It’s Just An Object, It Doesn’t Mean What You Think
While there have been many books which I have read but once, there has only ever been one book which, upon its completion, I knew I would never read again.
Not long after reading Richard Powers’ Operation Wandering Soul a decade ago (has it been that long?), I emailed the author—something I had done only once before, and that instance also had been to Powers.
Those emails are long lost to my personal history and years of moving on to new computers without bothering with the hassle of backing up the accumulated detritus of the old, but they can be nearly approximated.
The first time I had sent him email, it was in the wake of my having finished reading his Galatea 2.2, which I said had left me feeling exquisitely lost.
As near as recollection can serve, what I told the author about Operating Wandering Soul was something along the lines of the fact that I would never read it again.
It was a remark fully intended to be a great compliment—one I trusted the author would recognize as such, as indeed he did. He added to that recognition, not incidentally, that when it came to that particular book he frankly always was surprised that anyone could ever manage to bring themselves to read the entire thing even once.
All of which is the requisite background to the fact that I’ve reneged on my oath to the author and in fact am reading this book for a second time.
There is a brutishness and a barrenness to the world in this book, mostly for the simple reason that the world is our world, and in the end existence is not an especially timid or clean one.
An oddity here is that whatever it is that made me so certain that I never again would read this book likely is the same thing that in the end caused me to pick it up again. Much in the way that I once opted to live New York City precisely because I swore I never would.
Further oddity can be found in a strange parallel I find with Joss Whedon’s audio commentary track to the final episode of his aborted-by-network television series, Firefly. In that track, Whedon simple and clearly enunciates what invariably has been the philosophy to which I have myself regularly returned.

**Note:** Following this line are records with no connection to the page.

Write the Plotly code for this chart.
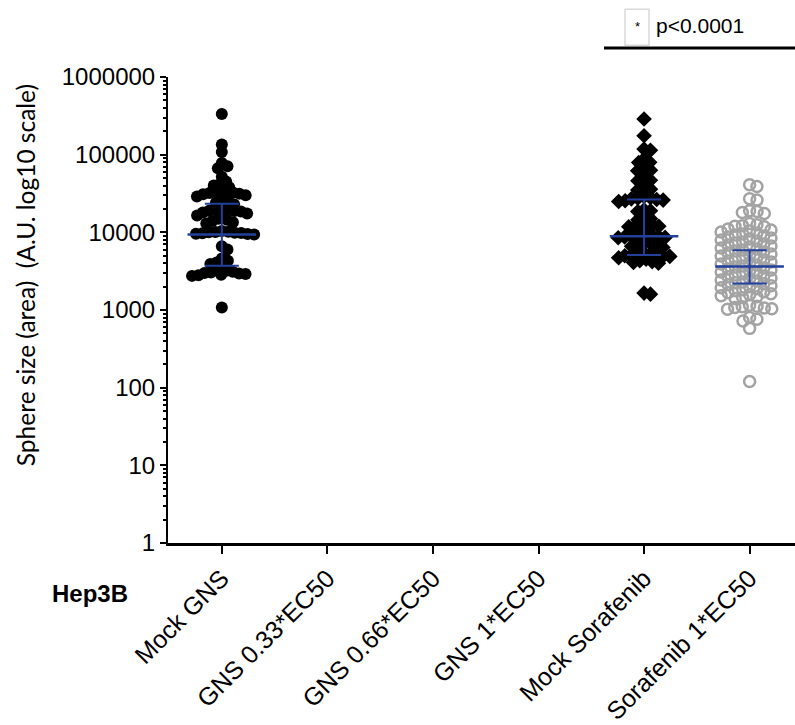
import numpy as np
import plotly.graph_objects as go

# ---- data -------------------------------------------------------------
categories = ["Mock GNS", "GNS 0.33*EC50", "GNS 0.66*EC50", "GNS 1*EC50",
              "Mock Sorafenib", "Sorafenib 1*EC50"]

mock_gns = [335000, 135000, 108000, 78000, 71000, 67000, 52000, 45000, 42000,
            40000, 38000, 35000,
            33000, 32500, 32000, 31500, 31000, 30500, 30000, 29000,
            26000, 25000, 24000, 23000,
            20500, 20000, 19500, 19000, 18800, 18500, 18000, 17500, 17000, 16500,
            15000, 14500, 14000, 13500, 13000,
            10400, 10200, 10100, 10000, 9900, 9800, 9700, 9600, 9500, 9400,
            6600, 6000,
            4600, 4300, 4100, 3900, 3700,
            3300, 3200, 3100, 3050, 3000, 2950, 2900, 2850, 2800, 2750,
            1080]

mock_sorafenib = [288000, 175000, 118000, 114000, 88000, 80000, 79000,
                  64000, 63000, 62000, 49000, 47000, 46000, 37000, 36000, 35000,
                  29000, 28000, 27500, 27000, 26500, 26000, 25500, 25000,
                  19500, 19000, 18500,
                  15500, 15000, 14500,
                  12800, 12500, 12200, 12000, 11800,
                  10800, 10500,
                  9300, 9100, 9000, 8900, 8800, 8700, 8600, 8500,
                  7400, 7200, 7000, 6800, 6600, 6400,
                  5400, 5300, 5200, 5100, 5050, 5000, 4950, 4900,
                  4700, 4500, 4300, 4200, 4100, 4000,
                  1650, 1600]

sorafenib_ec50 = [41000, 39000, 27000, 26000, 19000, 18500, 18000, 17500,
                  13000, 12500, 12200, 12000, 11800,
                  11000, 10700, 10400, 10100, 9780, 9500, 9220, 8950, 8690,
                  8440, 8190, 7950, 7720, 7500, 7280, 7070, 6860, 6660, 6470,
                  6280, 6100, 5920, 5750, 5580, 5420, 5260, 5110, 4960, 4820,
                  4680, 4540, 4410, 4280, 4160, 4040, 3920, 3800, 3690, 3590,
                  3480, 3380, 3280, 3190, 3090, 3000, 2920, 2830, 2750, 2670,
                  2590, 2520, 2440, 2370, 2300, 2240, 2170, 2110, 2050, 1990,
                  1930, 1880, 1820, 1770, 1720, 1670, 1620, 1570, 1530, 1480,
                  1440, 1400,
                  1150, 1120, 1100, 1080, 1060, 1040, 1020,
                  800, 760, 720,
                  580,
                  120]

# central value and error bar limits per plotted group
bar_groups = [0, 4, 5]
bar_center = [9400, 8900, 3640]
bar_upper = [23400, 26500, 5900]
bar_lower = [3700, 5100, 2200]

y_tick_vals = [1, 10, 100, 1000, 10000, 100000, 1000000]
y_tick_text = ["1", "10", "100", "1000", "10000", "100000", "1000000"]

# ---- geometry of the plotting area (pixels) ---------------------------
W, H = 795, 725
L, R, T, B = 168, 0, 77, 180
X_RANGE = [-0.51, 5.43]
PX_PER_CAT = (W - L - R) / (X_RANGE[1] - X_RANGE[0])
PX_PER_DEC = (H - T - B) / 6.0


def swarm(values, diameter):
    """Beeswarm offsets (in category units) so markers do not collide."""
    ys = np.log10(np.asarray(values, dtype=float)) * PX_PER_DEC
    order = np.argsort(-ys, kind="stable")
    xs = np.zeros(len(ys))
    placed = []
    for i in order:
        y = ys[i]
        near = [(xj, yj) for xj, yj in placed if abs(y - yj) < diameter]
        cands = [0.0]
        for xj, yj in near:
            dx = np.sqrt(diameter ** 2 - (y - yj) ** 2)
            cands += [xj + dx, xj - dx]
        best = None
        for c in sorted(cands, key=lambda v: (abs(v), -v)):
            if all((c - xj) ** 2 + (y - yj) ** 2 >= diameter ** 2 - 1e-6
                   for xj, yj in near):
                best = c
                break
        xs[i] = best
        placed.append((best, y))
    return xs / PX_PER_CAT


def paper_x(px):
    return (px - L) / (W - L - R)


def paper_y(py):
    return (H - B - py) / (H - T - B)


fig = go.Figure()

fig.add_trace(go.Scatter(
    x=0 + swarm(mock_gns, 6.5), y=mock_gns, mode="markers",
    marker=dict(symbol="circle", size=12, color="black"),
    hoverinfo="y", showlegend=False))

fig.add_trace(go.Scatter(
    x=4 + swarm(mock_sorafenib, 6.5), y=mock_sorafenib, mode="markers",
    marker=dict(symbol="diamond", size=12, color="black"),
    hoverinfo="y", showlegend=False))

fig.add_trace(go.Scatter(
    x=5 + swarm(sorafenib_ec50, 7.5), y=sorafenib_ec50, mode="markers",
    marker=dict(symbol="circle-open", size=11, color="#a3a3a3",
                line=dict(width=2.5, color="#a3a3a3")),
    hoverinfo="y", showlegend=False))

# central line with error bars (line-ew glyph length is 1.4 x marker size)
blue = "#22409c"
fig.add_trace(go.Scatter(
    x=bar_groups, y=bar_center, mode="markers",
    marker=dict(symbol="line-ew", size=49, color=blue,
                line=dict(width=2.5, color=blue)),
    error_y=dict(type="data", symmetric=False,
                 array=[u - c for u, c in zip(bar_upper, bar_center)],
                 arrayminus=[c - lo for c, lo in zip(bar_center, bar_lower)],
                 color=blue, thickness=2, width=17),
    hoverinfo="skip", showlegend=False))

fig.update_layout(
    width=W, height=H,
    margin=dict(l=L, r=R, t=T, b=B, pad=0),
    paper_bgcolor="white", plot_bgcolor="white",
    font=dict(family="Liberation Sans, Arial, sans-serif", color="black"),
    xaxis=dict(range=X_RANGE, tickvals=list(range(len(categories))),
               ticktext=categories, tickangle=-45,
               tickfont=dict(size=25, color="black"),
               showgrid=False, zeroline=False,
               showline=True, linecolor="black", linewidth=2.5,
               ticks="outside", ticklen=8, tickwidth=2, tickcolor="black"),
    yaxis=dict(type="log", range=[0, 6], tickvals=y_tick_vals,
               ticktext=y_tick_text, tickfont=dict(size=24, color="black"),
               showgrid=False, zeroline=False,
               showline=True, linecolor="black", linewidth=2,
               ticks="outside", ticklen=6, tickwidth=2, tickcolor="black",
               minor=dict(ticks="outside", ticklen=3, tickwidth=1.5,
                          tickcolor="black",
                          tickvals=[m * 10 ** e for e in range(6)
                                    for m in range(2, 10)])),
)

fig.add_annotation(
    text="Sphere size (area)\u00a0\u00a0(A.U. log10 scale)",
    xref="paper", yref="paper", x=paper_x(25), y=paper_y(276),
    xanchor="center", yanchor="middle",
    textangle=-90, showarrow=False,
    font=dict(family="Lato, Open Sans, sans-serif", size=24.5, color="black"))

fig.add_annotation(
    text="<b>Hep3B</b>", xref="paper", yref="paper",
    x=paper_x(90), y=paper_y(596), xanchor="center", yanchor="middle",
    showarrow=False, font=dict(size=24, color="black"))

fig.add_annotation(
    text="p<0.0001", xref="paper", yref="paper",
    x=paper_x(654), y=paper_y(25), xanchor="left", yanchor="middle",
    showarrow=False, font=dict(size=21, color="black"))

fig.add_annotation(
    text="*", xref="paper", yref="paper",
    x=paper_x(637), y=paper_y(26), xanchor="center", yanchor="middle",
    showarrow=False, font=dict(size=13, color="black"))

fig.add_shape(type="rect", xref="paper", yref="paper",
              x0=paper_x(625), x1=paper_x(649), y0=paper_y(45), y1=paper_y(9),
              line=dict(color="#d9d9d9", width=1.5))

fig.add_shape(type="line", xref="paper", yref="paper",
              x0=paper_x(604), x1=paper_x(795), y0=paper_y(48), y1=paper_y(48),
              line=dict(color="black", width=3))

fig.write_html("out.html")
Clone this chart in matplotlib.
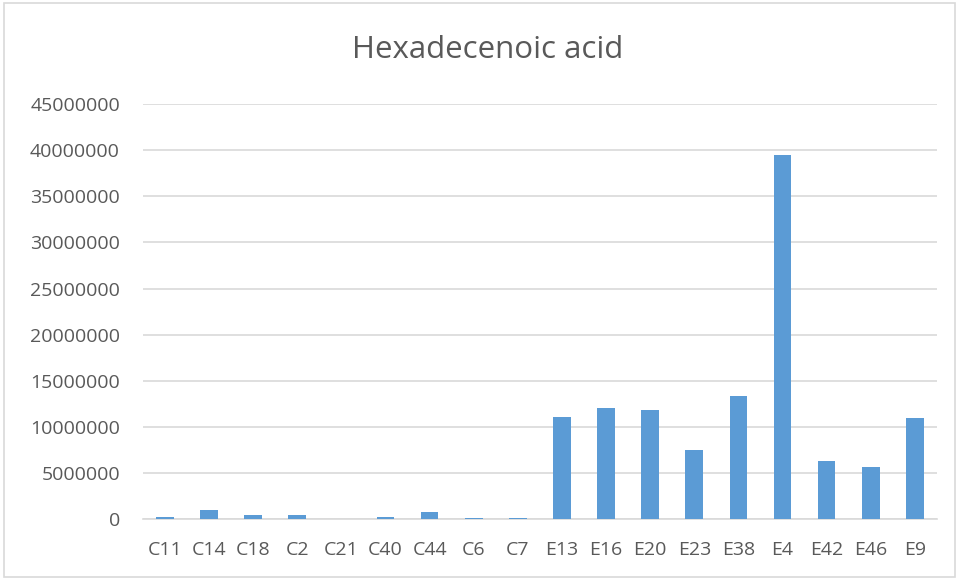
import matplotlib
matplotlib.use('Agg')
import matplotlib.pyplot as plt
from matplotlib.patches import Rectangle
from matplotlib.ticker import MultipleLocator, FuncFormatter

plt.rcParams['font.family'] = ['Open Sans', 'DejaVu Sans']

# 样本与含量
samples = ['C11', 'C14', 'C18', 'C2', 'C21', 'C40', 'C44', 'C6', 'C7',
           'E13', 'E16', 'E20', 'E23', 'E38', 'E4', 'E42', 'E46', 'E9']
values = [180000, 980000, 400000, 470000, 50000, 200000, 760000, 150000, 150000,
          11060000, 12000000, 11820000, 7480000, 13340000, 39500000,
          6320000, 5600000, 10990000]

BAR_COLOR = '#5b9bd5'
TEXT_COLOR = '#595959'
GRID_COLOR = '#d9d9d9'

fig = plt.figure(figsize=(9.59, 5.79), dpi=100)
ax = fig.add_axes([0.149, 0.1036, 0.828, 0.7164])

x = range(len(samples))
ax.bar(x, values, width=0.4, color=BAR_COLOR, zorder=3)

ax.set_xlim(-0.5, len(samples) - 0.5)
ax.set_ylim(0, 45000000)
ax.yaxis.set_major_locator(MultipleLocator(5000000))
ax.yaxis.set_major_formatter(FuncFormatter(lambda v, p: f'{int(v)}'))
ax.set_xticks(list(x))
ax.set_xticklabels(samples)

ax.grid(axis='y', color=GRID_COLOR, linewidth=1.2, zorder=0)
for s in ['top', 'right', 'left']:
    ax.spines[s].set_visible(False)
ax.spines['bottom'].set_color(GRID_COLOR)
ax.spines['bottom'].set_linewidth(1.2)
ax.tick_params(axis='both', length=0, labelsize=14, colors=TEXT_COLOR)
ax.tick_params(axis='y', pad=16.5)
ax.tick_params(axis='x', pad=16)

fig.text(0.508, 0.914, 'Hexadecenoic acid', ha='center', va='center',
         fontsize=22.5, color=TEXT_COLOR)

# 外框
fig.patches.append(Rectangle((0.004, 0.004), 0.992, 0.990, transform=fig.transFigure,
                             fill=False, edgecolor=GRID_COLOR, linewidth=1.2))

fig.savefig('out.png', dpi=100)
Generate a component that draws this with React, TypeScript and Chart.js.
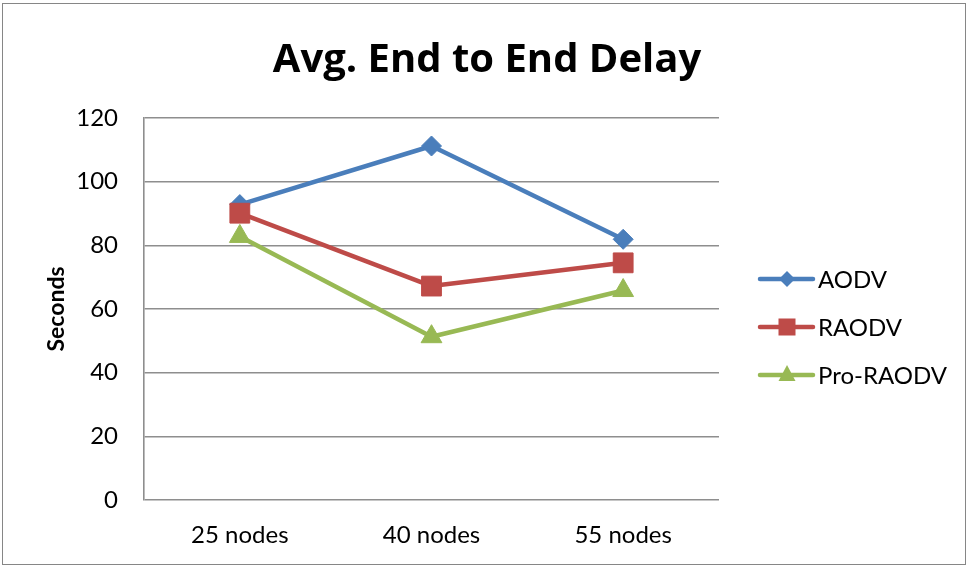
import React, { useEffect, useRef } from 'react';
import { Chart, registerables } from 'chart.js';

Chart.register(...registerables);

const categories = ['25 nodes', '40 nodes', '55 nodes'];
const seriesNames = ['AODV', 'RAODV', 'Pro-RAODV'];
const aodv = [92.8, 111.2, 81.9];
const raodv = [90.1, 67.2, 74.5];
const proRaodv = [82.8, 51.3, 65.8];
const yMin = 0;
const yMax = 120;
const yStep = 20;
const titleText = 'Avg. End to End Delay';
const yTitleText = 'Seconds';

const colors = ['#4A7EBB', '#BE4B48', '#98B954'];
const styles = ['rectRot', 'rect', 'triangle'];
const GRID = '#8e8e8e';

const decorPlugin = {
  id: 'decor',
  beforeDraw(chart: any) {
    const ctx = chart.ctx;
    ctx.save();
    ctx.fillStyle = '#ffffff';
    ctx.fillRect(0, 0, chart.width, chart.height);
    ctx.restore();
  },
  afterDraw(chart: any) {
    const ctx = chart.ctx;
    const area = chart.chartArea;
    ctx.save();
    // outer border
    ctx.strokeStyle = '#868686';
    ctx.lineWidth = 1;
    ctx.strokeRect(2.5, 3.5, 963, 561);

    // title
    ctx.fillStyle = '#000';
    ctx.font = 'bold 40px "Open Sans"';
    ctx.textAlign = 'center';
    ctx.textBaseline = 'alphabetic';
    ctx.fillText(titleText, 487, 72);

    // y title
    ctx.save();
    ctx.translate(64, (area.top + area.bottom) / 2);
    ctx.rotate(-Math.PI / 2);
    ctx.font = 'bold 23px Lato';
    ctx.textAlign = 'center';
    ctx.textBaseline = 'alphabetic';
    ctx.fillText(yTitleText, 0, 0);
    ctx.restore();

    // legend
    const legendY = [279, 327, 375];
    seriesNames.forEach((name, i) => {
      const y = legendY[i];
      const c = colors[i];
      ctx.strokeStyle = c;
      ctx.fillStyle = c;
      ctx.lineWidth = 4.5;
      ctx.lineCap = 'round';
      ctx.beginPath();
      ctx.moveTo(760, y);
      ctx.lineTo(813, y);
      ctx.stroke();
      const cx = 787;
      ctx.beginPath();
      if (styles[i] === 'rectRot') {
        const r = 8;
        ctx.moveTo(cx, y - r);
        ctx.lineTo(cx + r, y);
        ctx.lineTo(cx, y + r);
        ctx.lineTo(cx - r, y);
        ctx.closePath();
        ctx.fill();
      } else if (styles[i] === 'rect') {
        const s = 17;
        ctx.fillRect(cx - s / 2, y - s / 2, s, s);
      } else {
        const w = 17;
        const h = 16;
        ctx.moveTo(cx, y - h / 2 - 2);
        ctx.lineTo(cx + w / 2, y + h / 2 - 2);
        ctx.lineTo(cx - w / 2, y + h / 2 - 2);
        ctx.closePath();
        ctx.fill();
      }
      ctx.fillStyle = '#000';
      ctx.font = '24px Lato';
      ctx.textAlign = 'left';
      ctx.textBaseline = 'alphabetic';
      ctx.fillText(name, 818, y + 9);
    });
    ctx.restore();
  },
};

export default function App() {
  const ref = useRef<HTMLCanvasElement | null>(null);

  useEffect(() => {
    document.body.style.margin = '0';
    const canvas = ref.current;
    if (!canvas) return;
    const data = [aodv, raodv, proRaodv];
    const radii = [10, 14, 12];
    const chart = new Chart(canvas, {
      type: 'line',
      data: {
        labels: categories,
        datasets: seriesNames.map((name, i) => ({
          label: name,
          data: data[i],
          borderColor: colors[i],
          backgroundColor: colors[i],
          pointBackgroundColor: colors[i],
          pointBorderColor: colors[i],
          borderWidth: 4.5,
          borderCapStyle: 'round',
          borderJoinStyle: 'round',
          pointStyle: styles[i] as any,
          pointRadius: radii[i],
          pointBorderWidth: 1,
          tension: 0,
          fill: false,
          order: 3 - i,
        })),
      },
      options: {
        responsive: false,
        animation: false,
        devicePixelRatio: 1,
        layout: { padding: { top: 118, right: 251, left: 0, bottom: 0 } },
        plugins: {
          legend: { display: false },
          title: { display: false },
          tooltip: { enabled: false },
        },
        scales: {
          x: {
            offset: true,
            grid: { display: false },
            border: { display: false },
            ticks: {
              color: '#000',
              font: { family: 'Lato', size: 24 },
              padding: 13,
              maxRotation: 0,
            },
            afterFit: (scale: any) => {
              scale.height = 67;
            },
          },
          y: {
            min: yMin,
            max: yMax,
            grid: { color: GRID, lineWidth: 1.6, drawTicks: false },
            border: { display: true, color: GRID, width: 1.6 },
            ticks: {
              stepSize: yStep,
              color: '#000',
              font: { family: 'Lato', size: 24 },
              padding: 26,
            },
            afterFit: (scale: any) => {
              scale.width = 144;
            },
          },
        },
      },
      plugins: [decorPlugin],
    });
    return () => chart.destroy();
  }, []);

  return (
    <div style={{ width: 970, height: 567 }}>
      <canvas ref={ref} width={970} height={567} style={{ width: 970, height: 567, display: 'block' }} />
    </div>
  );
}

At one point during that commentary (one of the finest such tracks on any DVD), Whedon references an observation made by a character in another of his shows: That if nothing we do means anything, then the only thing that means anything is what we do—and this, Whedon says, is the moral implication of a universe that has no meaning.
I used to urge people to try a thought experiment wherein they were to pretend that we lived in a world in which everyone gets into Heaven.
To drive the point home in a particularly stark way, I made it clear that in that imagined world even Adolf Hitler gets into Heaven. The point of this experiment was to get people to ponder a world in which the only meaning which could arise is one which we derived and created from our own sheer and deliberate force of will.
(There are countless other ways in which this has been expressed, and while I’m quite certain that the many grand spheres of intellectualism likely have produced any number of those ways, my only real points of reference—in case the above Whedon doesn’t make it clear—tend towards the pop cultural. To wit, think of the end of Heathers, wherein J.D. offers this advice to Veronica: “Pretend I did blow up the school. All the schools. Now that you’re dead, what are you gonna do with your life?” Ultimately, this also is what the movie version of Fight Club seemed to me to be saying as well, although I can’t speak for the book because I’ve never read it.)
Once upon a time, I went through a Hakim Bey phase, although I’ve long since lost track of the whys and hows of it. But there’s a quote from T.A.Z. which makes clear for just what perception I was testing when I made people engage in that thought experiment.
“Existence itself may be considered an abyss possessed of no meaning,” Bey wrote. “I do not read this as a pessimistic statement. If it be true, then I can see in it nothing else but a declaration of autonomy for my imagination & will — & for the most beautiful act they can conceive with which to bestow meaning upon existence.”
All of which does (I swear) circle back into what I started with: Operation Wandering Soul, which as I said takes place in the same brutish and barren world as do our own lives.
If our own world possesses only whatever meaning we ascribe to it, and that world is the very one inhabited by the characters in that book, the very fact that those characters manage somehow to write their own way through that world is the meaning they give it. Which in the end more or less precisely mirrors the reasons I once swore to its author that I would never read the book again.
Which of course also are more or less precisely the reasons I’ve finally gone back on that promise and picked it up for a second time.